**Exercise directions**:
In the listing that follows, retype every line from the first through the one containing "ax = fig.add_axes([0.110, 0.0976, 0.889, 0.6855])". Pictures are to be left out.

**Supplied information**:
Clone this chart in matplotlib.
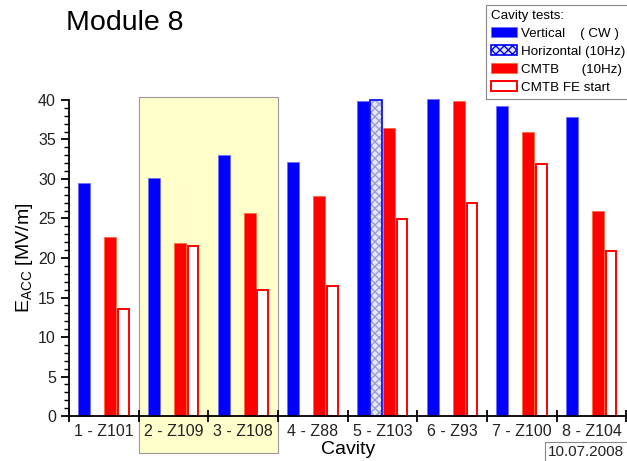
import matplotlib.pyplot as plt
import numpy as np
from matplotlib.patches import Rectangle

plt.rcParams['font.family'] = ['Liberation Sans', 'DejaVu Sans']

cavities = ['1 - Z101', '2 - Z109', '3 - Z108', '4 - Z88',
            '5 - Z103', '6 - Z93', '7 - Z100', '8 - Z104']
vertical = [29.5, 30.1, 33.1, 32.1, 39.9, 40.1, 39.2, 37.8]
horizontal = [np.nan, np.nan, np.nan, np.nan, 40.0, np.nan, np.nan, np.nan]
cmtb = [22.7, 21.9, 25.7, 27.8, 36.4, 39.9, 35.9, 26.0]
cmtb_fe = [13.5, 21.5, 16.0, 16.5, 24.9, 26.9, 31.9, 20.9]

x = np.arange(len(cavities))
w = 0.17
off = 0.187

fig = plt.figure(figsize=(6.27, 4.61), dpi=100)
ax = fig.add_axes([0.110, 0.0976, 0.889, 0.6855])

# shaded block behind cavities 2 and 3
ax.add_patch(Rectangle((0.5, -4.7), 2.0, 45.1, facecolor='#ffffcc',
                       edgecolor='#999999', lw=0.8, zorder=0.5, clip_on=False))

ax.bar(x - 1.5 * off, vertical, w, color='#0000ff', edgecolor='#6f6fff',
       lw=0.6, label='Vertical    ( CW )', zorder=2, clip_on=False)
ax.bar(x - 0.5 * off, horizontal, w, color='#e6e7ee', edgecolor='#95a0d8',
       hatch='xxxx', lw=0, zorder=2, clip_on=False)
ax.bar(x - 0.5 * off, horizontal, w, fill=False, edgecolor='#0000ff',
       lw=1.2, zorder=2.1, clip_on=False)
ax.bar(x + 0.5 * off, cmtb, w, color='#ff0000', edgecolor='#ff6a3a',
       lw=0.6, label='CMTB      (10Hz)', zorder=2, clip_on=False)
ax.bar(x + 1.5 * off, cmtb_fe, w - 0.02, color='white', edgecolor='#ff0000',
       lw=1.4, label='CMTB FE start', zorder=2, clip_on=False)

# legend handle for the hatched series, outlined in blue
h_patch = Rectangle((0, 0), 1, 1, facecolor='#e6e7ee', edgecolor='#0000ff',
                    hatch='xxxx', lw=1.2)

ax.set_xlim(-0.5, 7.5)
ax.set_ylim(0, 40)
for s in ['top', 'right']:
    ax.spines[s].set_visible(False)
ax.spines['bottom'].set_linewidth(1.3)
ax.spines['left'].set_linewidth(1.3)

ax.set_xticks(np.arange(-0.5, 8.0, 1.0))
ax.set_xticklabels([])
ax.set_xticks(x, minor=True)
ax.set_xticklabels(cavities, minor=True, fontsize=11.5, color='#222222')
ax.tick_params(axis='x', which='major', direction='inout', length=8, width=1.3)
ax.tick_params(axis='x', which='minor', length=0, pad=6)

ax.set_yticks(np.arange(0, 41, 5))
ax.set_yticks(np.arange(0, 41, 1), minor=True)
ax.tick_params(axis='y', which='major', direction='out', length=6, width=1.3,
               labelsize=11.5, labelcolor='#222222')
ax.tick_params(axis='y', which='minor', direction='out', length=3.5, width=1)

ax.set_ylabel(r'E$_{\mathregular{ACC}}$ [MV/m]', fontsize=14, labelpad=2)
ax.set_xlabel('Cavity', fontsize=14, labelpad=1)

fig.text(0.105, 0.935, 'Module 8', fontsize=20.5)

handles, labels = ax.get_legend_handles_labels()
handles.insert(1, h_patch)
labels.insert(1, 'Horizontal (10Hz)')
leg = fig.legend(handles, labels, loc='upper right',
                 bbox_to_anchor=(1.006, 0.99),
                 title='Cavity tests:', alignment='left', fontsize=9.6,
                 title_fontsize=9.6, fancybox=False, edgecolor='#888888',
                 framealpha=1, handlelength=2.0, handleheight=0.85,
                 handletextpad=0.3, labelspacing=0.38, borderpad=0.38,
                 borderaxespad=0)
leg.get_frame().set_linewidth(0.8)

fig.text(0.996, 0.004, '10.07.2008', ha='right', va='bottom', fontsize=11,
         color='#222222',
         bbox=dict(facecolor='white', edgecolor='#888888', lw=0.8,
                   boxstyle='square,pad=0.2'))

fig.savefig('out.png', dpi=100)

**Completed task**:
Clone this chart in matplotlib.
import matplotlib.pyplot as plt
import numpy as np
from matplotlib.patches import Rectangle

plt.rcParams['font.family'] = ['Liberation Sans', 'DejaVu Sans']

cavities = ['1 - Z101', '2 - Z109', '3 - Z108', '4 - Z88',
            '5 - Z103', '6 - Z93', '7 - Z100', '8 - Z104']
vertical = [29.5, 30.1, 33.1, 32.1, 39.9, 40.1, 39.2, 37.8]
horizontal = [np.nan, np.nan, np.nan, np.nan, 40.0, np.nan, np.nan, np.nan]
cmtb = [22.7, 21.9, 25.7, 27.8, 36.4, 39.9, 35.9, 26.0]
cmtb_fe = [13.5, 21.5, 16.0, 16.5, 24.9, 26.9, 31.9, 20.9]

x = np.arange(len(cavities))
w = 0.17
off = 0.187

fig = plt.figure(figsize=(6.27, 4.61), dpi=100)
ax = fig.add_axes([0.110, 0.0976, 0.889, 0.6855])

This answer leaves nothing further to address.